All the data must come back unchanged, except that pictures are left out.

##### Data segment

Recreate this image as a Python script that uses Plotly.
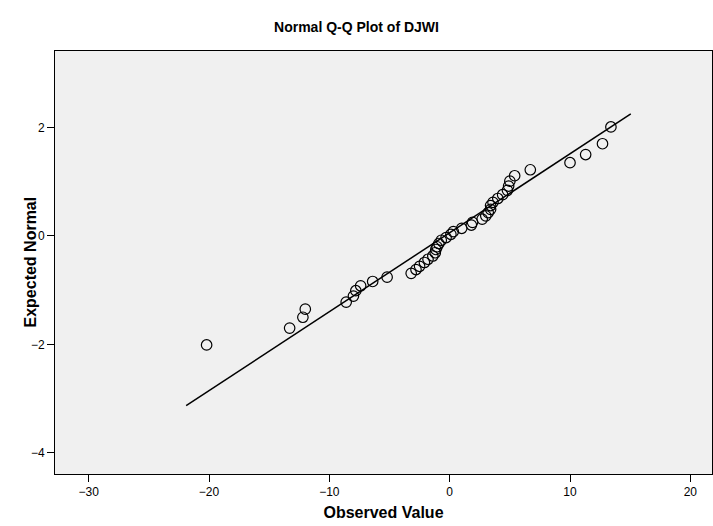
import plotly.graph_objects as go

observed = [-20.2, -13.3, -12.2, -12.0, -8.6, -8.0, -7.8, -7.4, -6.4, -5.2,
            -3.2, -2.8, -2.5, -2.1, -1.8, -1.4, -1.2, -1.15, -1.05, -0.9,
            -0.7, -0.3, 0.1, 0.3, 1.0, 1.8, 1.9, 2.7, 3.0, 3.2,
            3.4, 3.4, 3.6, 4.0, 4.4, 4.8, 4.9, 5.0, 5.4, 6.7,
            10.0, 11.3, 12.7, 13.4]
# Expected normal values
expected = [-2.01, -1.70, -1.50, -1.35, -1.22, -1.11, -1.01, -0.92, -0.84, -0.76,
            -0.69, -0.62, -0.56, -0.49, -0.43, -0.37, -0.31, -0.25, -0.20, -0.14,
            -0.08, -0.03, 0.03, 0.08, 0.14, 0.20, 0.25, 0.31, 0.37, 0.43,
            0.49, 0.56, 0.62, 0.69, 0.76, 0.84, 0.92, 1.01, 1.11, 1.22,
            1.35, 1.50, 1.70, 2.01]
# Reference line endpoints
line_x = [-21.9, 15.05]
line_y = [-3.13, 2.25]

x_ticks = [-30, -20, -10, 0, 10, 20]
y_ticks = [-4, -2, 0, 2]

fig = go.Figure()
fig.add_trace(go.Scatter(x=line_x, y=line_y, mode="lines",
                         line=dict(color="black", width=1.5), hoverinfo="skip"))
fig.add_trace(go.Scatter(x=observed, y=expected, mode="markers",
                         marker=dict(symbol="circle-open", size=10.5,
                                     color="black", line=dict(width=1.2))))

font = "Liberation Sans, Arial, sans-serif"
W, H = 713, 526
L, R, T, B = 55, 1, 51, 52
fig.update_layout(
    width=W, height=H,
    margin=dict(l=L, r=R, t=T, b=B),
    paper_bgcolor="white", plot_bgcolor="#f0f0f0",
    showlegend=False,
    font=dict(family=font, size=12, color="black"),
    title=dict(text="<b>Normal Q-Q Plot of DJWI</b>", x=0.5, xanchor="center",
               y=1 - 27 / H, yanchor="middle", font=dict(size=14, family=font)),
    annotations=[dict(text="<b>Expected Normal</b>", textangle=-90,
                      xref="paper", yref="paper",
                      x=(30 - L) / (W - L - R), y=0.5,
                      xanchor="center", yanchor="middle", showarrow=False,
                      font=dict(size=16, family=font))],
)
fig.update_xaxes(range=[-32.8, 21.8], tickvals=x_ticks, ticks="outside", ticklen=7,
                 tickcolor="black", showgrid=False, zeroline=False,
                 showline=True, linecolor="black", linewidth=1, mirror=True,
                 title=dict(text="<b>Observed Value</b>", font=dict(size=16, family=font), standoff=8),
                 tickfont=dict(size=12))
fig.update_yaxes(range=[-4.39, 3.41], tickvals=y_ticks, ticks="outside", ticklen=7,
                 tickcolor="black", showgrid=False, zeroline=False,
                 showline=True, linecolor="black", linewidth=1, mirror=True,
                 tickfont=dict(size=12))

fig.write_html("out.html", config={"displayModeBar": False},
               post_script="document.body.style.margin='0';")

##########

### Expected output
Recreate this image as a Python script that uses Plotly.
import plotly.graph_objects as go

observed = [-20.2, -13.3, -12.2, -12.0, -8.6, -8.0, -7.8, -7.4, -6.4, -5.2,
            -3.2, -2.8, -2.5, -2.1, -1.8, -1.4, -1.2, -1.15, -1.05, -0.9,
            -0.7, -0.3, 0.1, 0.3, 1.0, 1.8, 1.9, 2.7, 3.0, 3.2,
            3.4, 3.4, 3.6, 4.0, 4.4, 4.8, 4.9, 5.0, 5.4, 6.7,
            10.0, 11.3, 12.7, 13.4]
# Expected normal values
expected = [-2.01, -1.70, -1.50, -1.35, -1.22, -1.11, -1.01, -0.92, -0.84, -0.76,
            -0.69, -0.62, -0.56, -0.49, -0.43, -0.37, -0.31, -0.25, -0.20, -0.14,
            -0.08, -0.03, 0.03, 0.08, 0.14, 0.20, 0.25, 0.31, 0.37, 0.43,
            0.49, 0.56, 0.62, 0.69, 0.76, 0.84, 0.92, 1.01, 1.11, 1.22,
            1.35, 1.50, 1.70, 2.01]
# Reference line endpoints
line_x = [-21.9, 15.05]
line_y = [-3.13, 2.25]

x_ticks = [-30, -20, -10, 0, 10, 20]
y_ticks = [-4, -2, 0, 2]

fig = go.Figure()
fig.add_trace(go.Scatter(x=line_x, y=line_y, mode="lines",
                         line=dict(color="black", width=1.5), hoverinfo="skip"))
fig.add_trace(go.Scatter(x=observed, y=expected, mode="markers",
                         marker=dict(symbol="circle-open", size=10.5,
                                     color="black", line=dict(width=1.2))))

font = "Liberation Sans, Arial, sans-serif"
W, H = 713, 526
L, R, T, B = 55, 1, 51, 52
fig.update_layout(
    width=W, height=H,
    margin=dict(l=L, r=R, t=T, b=B),
    paper_bgcolor="white", plot_bgcolor="#f0f0f0",
    showlegend=False,
    font=dict(family=font, size=12, color="black"),
    title=dict(text="<b>Normal Q-Q Plot of DJWI</b>", x=0.5, xanchor="center",
               y=1 - 27 / H, yanchor="middle", font=dict(size=14, family=font)),
    annotations=[dict(text="<b>Expected Normal</b>", textangle=-90,
                      xref="paper", yref="paper",
                      x=(30 - L) / (W - L - R), y=0.5,
                      xanchor="center", yanchor="middle", showarrow=False,
                      font=dict(size=16, family=font))],
)
fig.update_xaxes(range=[-32.8, 21.8], tickvals=x_ticks, ticks="outside", ticklen=7,
                 tickcolor="black", showgrid=False, zeroline=False,
                 showline=True, linecolor="black", linewidth=1, mirror=True,
                 title=dict(text="<b>Observed Value</b>", font=dict(size=16, family=font), standoff=8),
                 tickfont=dict(size=12))
fig.update_yaxes(range=[-4.39, 3.41], tickvals=y_ticks, ticks="outside", ticklen=7,
                 tickcolor="black", showgrid=False, zeroline=False,
                 showline=True, linecolor="black", linewidth=1, mirror=True,
                 tickfont=dict(size=12))

fig.write_html("out.html", config={"displayModeBar": False},
               post_script="document.body.style.margin='0';")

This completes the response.